(Stored items from a collection)

════════

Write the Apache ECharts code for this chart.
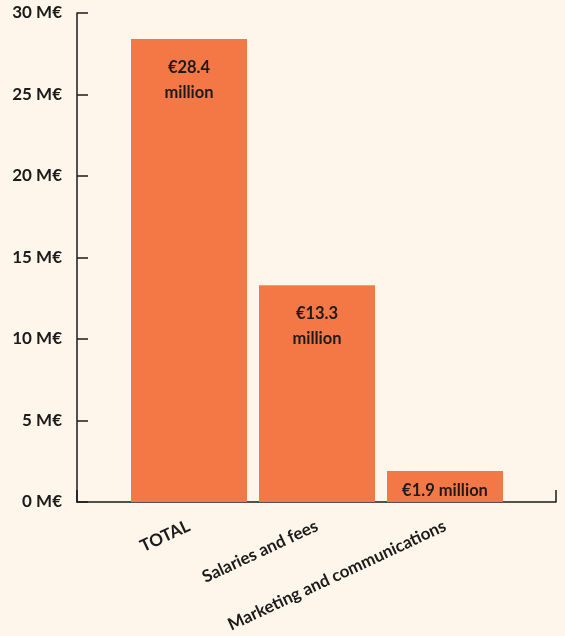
<!DOCTYPE html>
<html>
<head>
<meta charset="utf-8">
<script src="https://cdn.jsdelivr.net/npm/echarts@6/dist/echarts.min.js"></script>
<style>
  html, body { margin: 0; padding: 0; background: #FEF6EA; }
  #chart { width: 565px; height: 636px; }
</style>
</head>
<body>
<div id="chart"></div>
<script>
// Budget breakdown, in millions of euros
const categories = ['TOTAL', 'Salaries and fees', 'Marketing and communications'];
const values = [28.4, 13.3, 1.9];
const valueLabels = ['€28.4\nmillion', '€13.3\nmillion', '€1.9 million'];
const yTicks = [0, 5, 10, 15, 20, 25, 30];

const ink = '#1b1b1b';
const barColor = '#F47846';
const font = 'Lato, "Noto Sans", sans-serif';

const chart = echarts.init(document.getElementById('chart'));

const barData = values.map((v, i) => {
  const item = { value: v };
  if (i === values.length - 1) {
    item.label = { position: 'insideBottom', distance: 2, lineHeight: 18 };
  }
  return item;
});

chart.setOption({
  backgroundColor: '#FEF6EA',
  animation: false,
  grid: [
    // frame grid: carries the visible axes
    { left: 77, right: 9, top: 13, bottom: 134 },
    // bar grid: narrower band for the category columns
    { left: 125, width: 384, top: 13, bottom: 134 }
  ],
  xAxis: [
    {
      gridIndex: 0, type: 'value', min: 0, max: 1, interval: 1,
      axisLine: { show: true, lineStyle: { color: ink, width: 1.5 } },
      axisTick: { show: true, inside: true, length: 12, lineStyle: { color: ink, width: 1.5 } },
      axisLabel: { show: false },
      splitLine: { show: false }
    },
    {
      gridIndex: 1, type: 'category', data: categories,
      axisLine: { show: false },
      axisTick: { show: false },
      axisLabel: {
        rotate: 25, margin: 23, interval: 0,
        color: ink, fontFamily: font, fontSize: 17, fontWeight: 'bold'
      }
    }
  ],
  yAxis: [
    {
      gridIndex: 0, type: 'value', min: 0, max: 30, interval: 5,
      axisLine: { show: true, lineStyle: { color: ink, width: 1.5 } },
      axisTick: { show: true, inside: true, length: 11, lineStyle: { color: ink, width: 1.5 } },
      axisLabel: {
        margin: 15, color: ink, fontFamily: font, fontSize: 17, fontWeight: 'bold',
        formatter: v => (yTicks.includes(v) ? v + ' M€' : '')
      },
      splitLine: { show: false }
    },
    {
      gridIndex: 1, type: 'value', min: 0, max: 30, interval: 5,
      show: false
    }
  ],
  series: [
    {
      type: 'bar',
      xAxisIndex: 1, yAxisIndex: 1,
      data: barData,
      barWidth: 116,
      itemStyle: { color: barColor },
      label: {
        show: true,
        position: 'insideTop',
        distance: 16,
        color: ink,
        fontFamily: font,
        fontSize: 16.5,
        fontWeight: 'bold',
        lineHeight: 25,
        formatter: p => valueLabels[p.dataIndex]
      }
    }
  ]
});
</script>
</body>
</html>
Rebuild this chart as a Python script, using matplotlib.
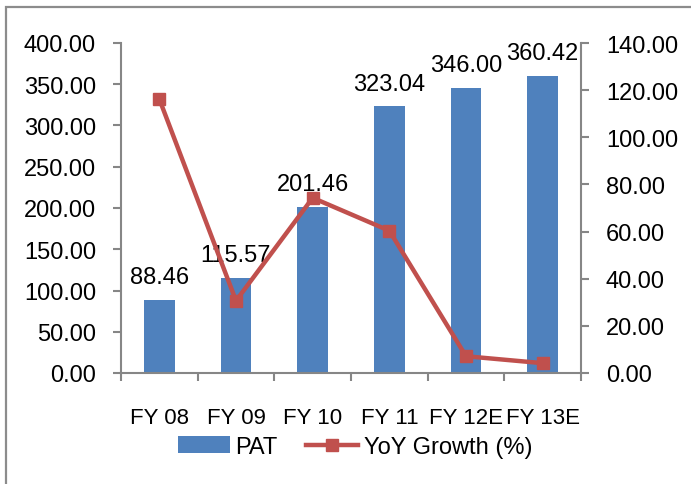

════════

- _WORK REQUIRED_:
Extract all the entries word for word; omit any pictures.

- _REPLY_:
Write the Apache ECharts code for this chart.
<!DOCTYPE html>
<html>
<head>
<meta charset="utf-8">
<script src="https://cdn.jsdelivr.net/npm/echarts@6/dist/echarts.min.js"></script>
<style>
  html, body { margin: 0; padding: 0; background: #FEF6EA; }
  #chart { width: 565px; height: 636px; }
</style>
</head>
<body>
<div id="chart"></div>
<script>
// Budget breakdown, in millions of euros
const categories = ['TOTAL', 'Salaries and fees', 'Marketing and communications'];
const values = [28.4, 13.3, 1.9];
const valueLabels = ['€28.4\nmillion', '€13.3\nmillion', '€1.9 million'];
const yTicks = [0, 5, 10, 15, 20, 25, 30];

const ink = '#1b1b1b';
const barColor = '#F47846';
const font = 'Lato, "Noto Sans", sans-serif';

const chart = echarts.init(document.getElementById('chart'));

const barData = values.map((v, i) => {
  const item = { value: v };
  if (i === values.length - 1) {
    item.label = { position: 'insideBottom', distance: 2, lineHeight: 18 };
  }
  return item;
});

chart.setOption({
  backgroundColor: '#FEF6EA',
  animation: false,
  grid: [
    // frame grid: carries the visible axes
    { left: 77, right: 9, top: 13, bottom: 134 },
    // bar grid: narrower band for the category columns
    { left: 125, width: 384, top: 13, bottom: 134 }
  ],
  xAxis: [
    {
      gridIndex: 0, type: 'value', min: 0, max: 1, interval: 1,
      axisLine: { show: true, lineStyle: { color: ink, width: 1.5 } },
      axisTick: { show: true, inside: true, length: 12, lineStyle: { color: ink, width: 1.5 } },
      axisLabel: { show: false },
      splitLine: { show: false }
    },
    {
      gridIndex: 1, type: 'category', data: categories,
      axisLine: { show: false },
      axisTick: { show: false },
      axisLabel: {
        rotate: 25, margin: 23, interval: 0,
        color: ink, fontFamily: font, fontSize: 17, fontWeight: 'bold'
      }
    }
  ],
  yAxis: [
    {
      gridIndex: 0, type: 'value', min: 0, max: 30, interval: 5,
      axisLine: { show: true, lineStyle: { color: ink, width: 1.5 } },
      axisTick: { show: true, inside: true, length: 11, lineStyle: { color: ink, width: 1.5 } },
      axisLabel: {
        margin: 15, color: ink, fontFamily: font, fontSize: 17, fontWeight: 'bold',
        formatter: v => (yTicks.includes(v) ? v + ' M€' : '')
      },
      splitLine: { show: false }
    },
    {
      gridIndex: 1, type: 'value', min: 0, max: 30, interval: 5,
      show: false
    }
  ],
  series: [
    {
      type: 'bar',
      xAxisIndex: 1, yAxisIndex: 1,
      data: barData,
      barWidth: 116,
      itemStyle: { color: barColor },
      label: {
        show: true,
        position: 'insideTop',
        distance: 16,
        color: ink,
        fontFamily: font,
        fontSize: 16.5,
        fontWeight: 'bold',
        lineHeight: 25,
        formatter: p => valueLabels[p.dataIndex]
      }
    }
  ]
});
</script>
</body>
</html>
Rebuild this chart as a Python script, using matplotlib.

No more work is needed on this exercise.